The Irish government has called Britain's EU exit plans the greatest foreign policy challenge in decades but the potential to draw business away from the City of London could offset some of the economic damage.

Officials have said there has been a jump in enquiries from firms in London about opening offices in Dublin due to fears they will lose access to the EU's "passporting" arrangement that allows them to sell products throughout the bloc.

"Following the UK referendum, there is the potential for a material increase in the number of applications for authorization by the central bank," Gerry Cross, director of policy and risk at the bank, said in a speech.

"We stand ready to do our job; we are open for engagement. We will do so on the basis of an active, open stance, ready to engage, but in line with our duty to protect consumers, and in keeping with international standards," Cross said.

Dublin is one of a handful of European cities competing for potential investment after the Brexit vote.

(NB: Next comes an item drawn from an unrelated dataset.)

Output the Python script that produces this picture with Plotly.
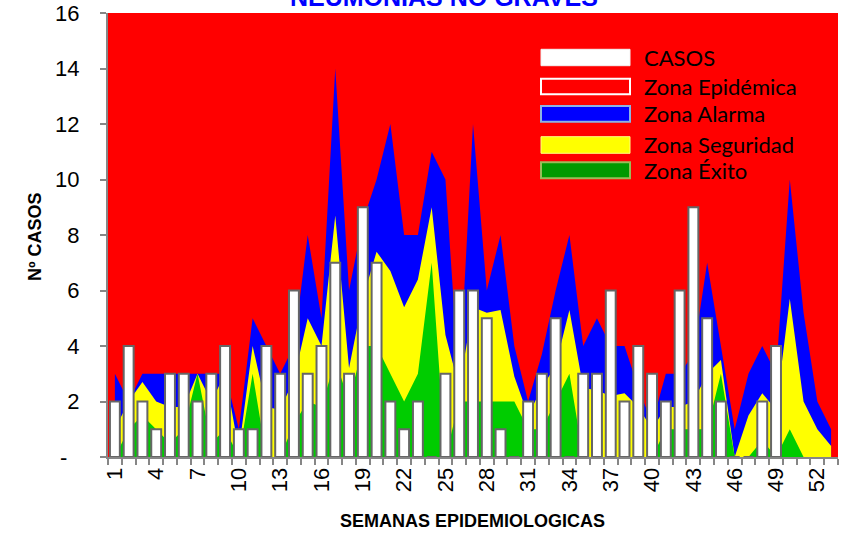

French regulators offered last week to speed up the registration of firms leaving London by handling their files in English.

Cross said the Irish central bank would want to be satisfied that the business, or line of business, of the firm seeking to move would be run from Ireland and that, in general, would mean the board and management were located in the country.

The bank's plans for 2017 reflected the need to increase its supervisory staff, Cross said, but it faced significant competition for skilled resources that could become even tougher if a new wave of financial services firms entered the country.

He rejected the idea applications could be fast-tracked just because a firm had already been licensed by Britain's Financial Conduct Authority (FCA) or Prudential Regulation Authority (PRA).

"This is not a process that can be short circuited simply because the entity may previously have been authorized elsewhere," Cross said.

"All this being said, a group with an entity that has been authorized and is currently supervised by the FCA/PRA and/or that has had model approval, should be in a position to quite quickly get a complete application together."